2. When topping a pizza, go light on the toppings, starting with the sauce. If you overload your pizza, it will be soggy on the bottom and won’t rise up while baking. Susan said you should simply “annoint” the pizza dough with sauce and then sprinkle on your toppings.
3. Don’t put raw veggies on a pizza. Since raw veggies release water as they cook, they will make your pizza soggy. Instead, if you are going to use vegetables, be sure to pre-cook them prior to topping your pizza.
4. When rolling dough of any kind, always start from the center and roll out. Most bakers know this, but it’s always good to be reminded of the proper technique.
6. To knead dough, simply Fold, Roll, Turn. These three little words just stuck in my head and convinced me that I was being way too tough with my dough when I kneaded it. You should be gentle but firm with the dough.
7. Keep the heat inside your oven. Check out this awesome KAF oven. Wouldn’t it be nice to have one of those? Susan explained a variety of reasons why their oven can be so precise. For one, the doors are very small compared to the inside of the oven so very little air gets in when you open the oven door. At home, you have a very large opening for the door. Another thing she talked about was the thermostat in the oven. At KAF, their thermostat kicks in if the oven goes 2 degrees off. At home, an electric oven’s thermostat will kick in when it is 10 degrees off and for a gas oven, it’s more like 30 degrees.
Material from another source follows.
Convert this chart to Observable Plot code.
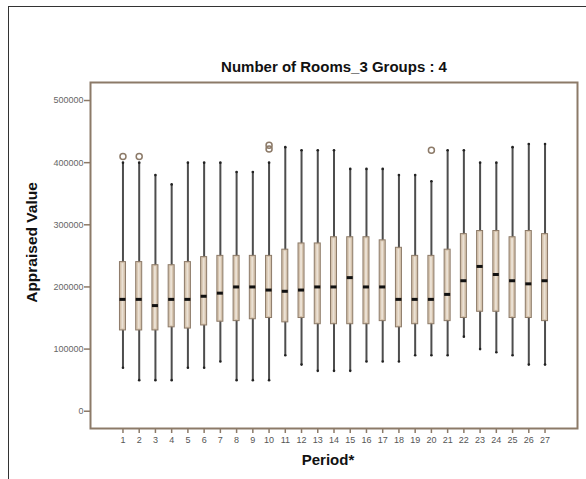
<!DOCTYPE html>
<html>
<head>
<meta charset="utf-8">
<script src="https://cdn.jsdelivr.net/npm/d3@7"></script>
<script src="https://cdn.jsdelivr.net/npm/@observablehq/plot@0.6"></script>
<style>
  html, body { margin: 0; padding: 0; background: #fff; }
  #wrap { position: relative; width: 586px; height: 479px; overflow: hidden; }
  #outer { position: absolute; left: 8px; top: 6px; width: 600px; height: 500px;
           border-top: 1.5px solid #333; border-left: 1.5px solid #333; pointer-events: none; }
  svg { font-family: "Liberation Sans", Arial, sans-serif; }
</style>
</head>
<body>
<div id="wrap"><div id="outer"></div></div>
<script>
const titleText = "Number of Rooms_3 Groups : 4";
const xLabel = "Period*";
const yLabel = "Appraised Value";

const periods = [1,2,3,4,5,6,7,8,9,10,11,12,13,14,15,16,17,18,19,20,21,22,23,24,25,26,27];
const lowWhisker = [70000,50000,50000,50000,70000,70000,80000,50000,50000,50000,90000,75000,65000,65000,65000,80000,80000,80000,90000,90000,90000,120000,100000,95000,90000,75000,75000];
const q1 = [130000,130000,130000,135000,133000,138000,144000,145000,148000,150000,143000,150000,140000,140000,140000,140000,145000,135000,140000,140000,145000,150000,160000,160000,150000,150000,145000];
const medians = [180000,180000,170000,180000,180000,185000,190000,200000,200000,195000,193000,195000,200000,200000,215000,200000,200000,180000,180000,180000,188000,210000,233000,220000,210000,205000,210000];
const q3 = [240000,240000,235000,235000,240000,248000,250000,250000,250000,250000,260000,270000,270000,280000,280000,280000,275000,263000,250000,250000,260000,285000,290000,290000,280000,290000,285000];
const highWhisker = [400000,400000,380000,365000,400000,400000,400000,385000,385000,400000,425000,420000,420000,420000,390000,390000,390000,380000,380000,370000,420000,420000,400000,400000,425000,430000,430000];
const outlierPeriod = [1,2,10,10,20];
const outlierValue = [410000,410000,428000,422000,420000];
const yTicks = [0,100000,200000,300000,400000,500000];

const half = 0.185;
const inner = 0.06;
const brown = "#8c7a68";
const fmt = d3.format("d");

const chart = Plot.plot({
  width: 586,
  height: 479,
  marginLeft: 90,
  marginRight: 9,
  marginTop: 82,
  marginBottom: 51,
  style: {fontFamily: "'Liberation Sans', Arial, sans-serif", background: "transparent"},
  x: {type: "linear", domain: [-1, 29]},
  y: {domain: [-27800, 529000]},
  marks: [
    Plot.axisY({ticks: yTicks, tickFormat: fmt, tickSize: 6, tickPadding: 1, stroke: brown, strokeWidth: 1.5, fill: "#666", fontSize: 9, label: null}),
    Plot.axisX({ticks: periods, tickFormat: fmt, tickSize: 5, tickPadding: 3, stroke: brown, strokeWidth: 1.5, fill: "#555", fontSize: 9, label: null}),
    Plot.ruleX(periods, {x: periods, y1: lowWhisker, y2: highWhisker, stroke: "#4d4d4d", strokeWidth: 2}),
    Plot.dot(periods, {x: periods, y: lowWhisker, r: 1.3, fill: "#222"}),
    Plot.dot(periods, {x: periods, y: highWhisker, r: 1.3, fill: "#222"}),
    Plot.rect(periods, {x1: periods.map(p => p - half), x2: periods.map(p => p + half), y1: q1, y2: q3, fill: "#d5c3ad", stroke: brown, strokeWidth: 1}),
    Plot.rect(periods, {x1: periods.map(p => p - inner), x2: periods.map(p => p + inner), y1: q1, y2: q3, fill: "#ebe1d4", insetTop: 1.5, insetBottom: 1.5}),
    Plot.ruleY(periods, {x1: periods.map(p => p - half), x2: periods.map(p => p + half), y: medians, stroke: "#111", strokeWidth: 3}),
    Plot.dot(outlierPeriod, {x: outlierPeriod, y: outlierValue, r: 3, stroke: brown, strokeWidth: 1.5, fill: "none"}),
    Plot.frame({stroke: brown, strokeWidth: 2}),
    Plot.text([titleText], {frameAnchor: "top", lineAnchor: "middle", dy: -15, fontSize: 15, fontWeight: "bold", fill: "#111"}),
    Plot.text([xLabel], {frameAnchor: "bottom", lineAnchor: "middle", dx: -6, dy: 32, fontSize: 15, fontWeight: "bold", fill: "#111"}),
    Plot.text([yLabel], {frameAnchor: "left", textAnchor: "middle", lineAnchor: "middle", dx: -58, dy: -13, rotate: -90, fontSize: 15.5, fontWeight: "bold", fill: "#111"})
  ]
});
document.getElementById("wrap").prepend(chart);
</script>
</body>
</html>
8. The smell that most people associate with whole wheat flour is actually the smell of rancid whole wheat flour. Susan had us smell a bucket of rancid whole wheat flour, then a bucket with fresh whole wheat flour. She said most people don’t like whole grain baked goods because they are using rancid flour. Your whole wheat flour shouldn’t have a strong smell to it if it’s fresh. To keep it fresh in your house, store it in the freezer, away from the door.
9. Measure flour correctly. Again, most bakers know that you don’t want to pack flour into the measuring cup. Susan recommended lightly sprinkling the flour into your measuring cup using a spoon/scoop. Once it has filled to the top, use a straight edge to level it off. A cup of flour should be around 4 ounces.